In entertainment ...
"Jeopardy!" champion Mattea Roach, the 23-year-old patron saint of Canadian nerds, has another notch in her belt.
The law school tutor won her 13th consecutive game on Thursday night's episode of the TV quiz show.
She's now firmly entrenched in the Hall of Fame, with the eighth-longest streak in the show's regular-season history.
"Jeopardy!" champion-turned-host Ken Jennings, who won 74 games in 2004, tops the list, while Amy Schneider ranks second after a 40-game streak earlier this year.
Roach has so far won $286,081 on the show.
She lives in Toronto and hails from Halifax — a distinction she has said her parents urged her to make.
Roach has said on the show that she spent her childhood and part of her adolescence in Halifax, but has also lived in Calgary and Moncton, N.B.
Did you see this?
SAN FRANCISCO — Authorities on Thursday were investigating an incident in which former heavyweight champ Mike Tyson was recorded on video punching a fellow first-class passenger aboard a plane at San Francisco International Airport.
The video shows Tyson leaning over the back of his seat repeatedly striking the unidentified man in the head, drawing blood. The footage was first shared by TMZ, which said it was recorded on a Jet Blue plane bound for Florida.
“Unfortunately, Mr. Tyson had an incident on a flight with an aggressive passenger who began harassing him and threw a water bottle at him while he was in his seat,” representatives for Tyson said in an email to The Associated Press.
Prior to the physical altercation, the man is seen on the video standing over Tyson's seat, waving his arms and talking animatedly while the former boxer sits quietly.
San Francisco police responded Wednesday around 10 p.m. to a “physical altercation” on a plane at the airport's domestic terminal, officials said.
“Officers arrived and detained two subjects that were believed to be involved in the incident. One subject was treated at the scene for non-life-threatening injuries. That subject provided minimal details of the incident and refused to cooperate further with the police investigation,” police said in a statement Thursday.

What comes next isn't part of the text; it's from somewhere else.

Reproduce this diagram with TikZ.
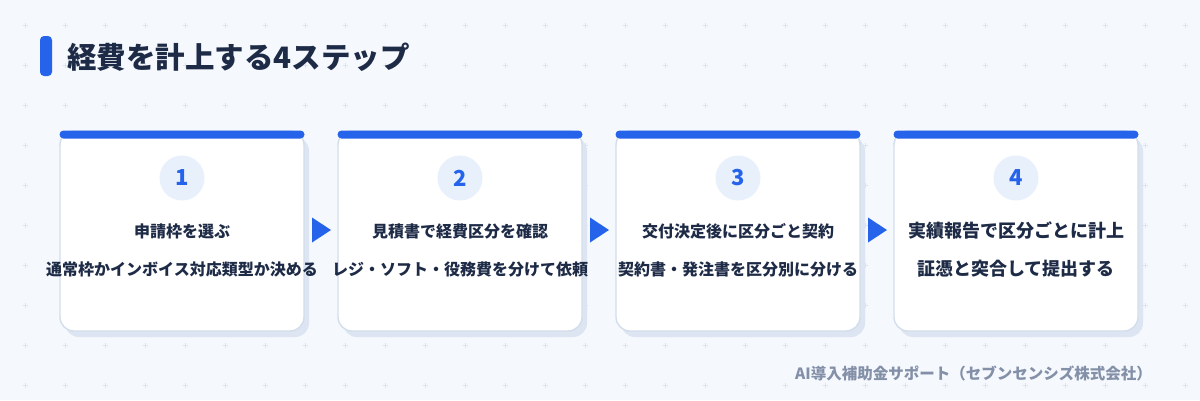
\documentclass[tikz,border=0pt]{standalone}
\usepackage{fontspec}
\setmainfont{Noto Sans CJK JP}
\usetikzlibrary{calc}

\definecolor{pagebg}{HTML}{F5F8FD}
\definecolor{gridmark}{HTML}{DDE4EF}
\definecolor{mainblue}{HTML}{2563EB}
\definecolor{numbg}{HTML}{E8F0FC}
\definecolor{inkdark}{HTML}{1E2B47}
\definecolor{cardline}{HTML}{D3DEEC}
\definecolor{shadowc}{HTML}{DCE5F1}
\definecolor{footgray}{HTML}{8390A8}

\tikzset{
  card/.style={draw=cardline, line width=1.4pt, fill=white, rounded corners=14pt,
    minimum width=244pt, minimum height=200pt, inner sep=0pt},
  cardshadow/.style={fill=shadowc, rounded corners=14pt,
    minimum width=244pt, minimum height=200pt, inner sep=0pt},
  topbar/.style={fill=mainblue, rounded corners=4pt,
    minimum width=245pt, minimum height=8pt, inner sep=0pt},
  stepnum/.style={circle, fill=numbg, minimum size=45pt, inner sep=0pt,
    text=mainblue, font=\fontsize{22}{26}\selectfont\bfseries},
  stephead/.style={text=inkdark, inner sep=0pt, font=\fontsize{16}{20}\selectfont\bfseries},
  stepbody/.style={text=inkdark, inner sep=0pt, font=\fontsize{16}{20}\selectfont\bfseries},
  stepbig/.style={font=\fontsize{18}{22}\selectfont\bfseries},
  steptip/.style={fill=mainblue}
}

\begin{document}
\begin{tikzpicture}[x=1pt, y=-1pt]
\fill[pagebg] (0,0) rectangle (1200,400);
\useasboundingbox (0,0) rectangle (1200,400);

% background marks
\foreach \i in {0,...,29}
  \foreach \j in {0,...,9}
    \draw[gridmark, line width=0.8pt] (25+40*\i-2.5,25+40*\j) -- ++(5,0)
      (25+40*\i,25+40*\j-2.5) -- ++(0,5);

% title
\fill[mainblue, rounded corners=4pt] (40,36) rectangle (52,76);
\node[anchor=west, inner sep=0pt, text=inkdark, font=\fontsize{29.5}{34}\selectfont\bfseries]
  (title) at (67,57) {経費を計上する4ステップ};

% cards
\node[cardshadow] at (187,237) {};
\node[card] (c1) at (182,231) {};
\node[topbar, anchor=north] at (c1.north) {};
\node[stepnum] (n1) at (182,178) {1};
\node[stephead] (h1) at (182,231) {申請枠を選ぶ};
\node[stepbody] (b1) at (182,269) {通常枠かインボイス対応類型か決める};

\node[cardshadow] at (465,237) {};
\node[card] (c2) at (460,231) {};
\node[topbar, anchor=north] at (c2.north) {};
\node[stepnum] (n2) at (460,178) {2};
\node[stephead] (h2) at (460,231) {見積書で経費区分を確認};
\node[stepbody] (b2) at (460,269) {レジ・ソフト・役務費を分けて依頼};

\node[cardshadow] at (743,237) {};
\node[card] (c3) at (738,231) {};
\node[topbar, anchor=north] at (c3.north) {};
\node[stepnum] (n3) at (738,178) {3};
\node[stephead] (h3) at (738,231) {交付決定後に区分ごと契約};
\node[stepbody] (b3) at (738,269) {契約書・発注書を区分別に分ける};

\node[cardshadow] at (1021,237) {};
\node[card] (c4) at (1016,231) {};
\node[topbar, anchor=north] at (c4.north) {};
\node[stepnum] (n4) at (1016,178) {4};
\node[stephead, stepbig] (h4) at (1016,231) {実績報告で区分ごとに計上};
\node[stepbody, stepbig] (b4) at (1016,269) {証憑と突合して提出する};

% arrows between cards
\coordinate (m12) at ($(c1.east)!0.5!(c2.west)+(0.5,-1)$);
\coordinate (m23) at ($(c2.east)!0.5!(c3.west)+(0.5,-1)$);
\coordinate (m34) at ($(c3.east)!0.5!(c4.west)+(0.5,-1)$);
\fill[steptip] ($(m12)+(-9.5,-12.5)$) -- ($(m12)+(9.5,0)$) -- ($(m12)+(-9.5,12.5)$) -- cycle;
\fill[steptip] ($(m23)+(-9.5,-12.5)$) -- ($(m23)+(9.5,0)$) -- ($(m23)+(-9.5,12.5)$) -- cycle;
\fill[steptip] ($(m34)+(-9.5,-12.5)$) -- ($(m34)+(9.5,0)$) -- ($(m34)+(-9.5,12.5)$) -- cycle;

% footer
\node[anchor=east, inner sep=0pt, text=footgray, font=\fontsize{15.5}{18}\selectfont\bfseries]
  (foot) at (1152,373) {AI導入補助金サポート（セブンセンシズ株式会社）};
\end{tikzpicture}
\end{document}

Both were released pending further investigation, the statement said.
Another passenger on the flight, Sarah Burchfield, said she saw the man who Tyson punched at an airport bar earlier appearing loud and quarrelsome.
“When I boarded the flight, I thought, ‘Oh, no, that drunk guy is on our flight,’” Burchfield told SFGate.
JetBlue didn't immediately respond to an email seeking additional details.
Since Tyson, 55, retired from boxing, he has worked as an actor, podcaster and cannabis entrepreneur. He was in San Francisco for the annual 420 cannabis festival in Golden Gate Park, where he was promoting his cannabis brand Tyson 2.0, SFGate reported.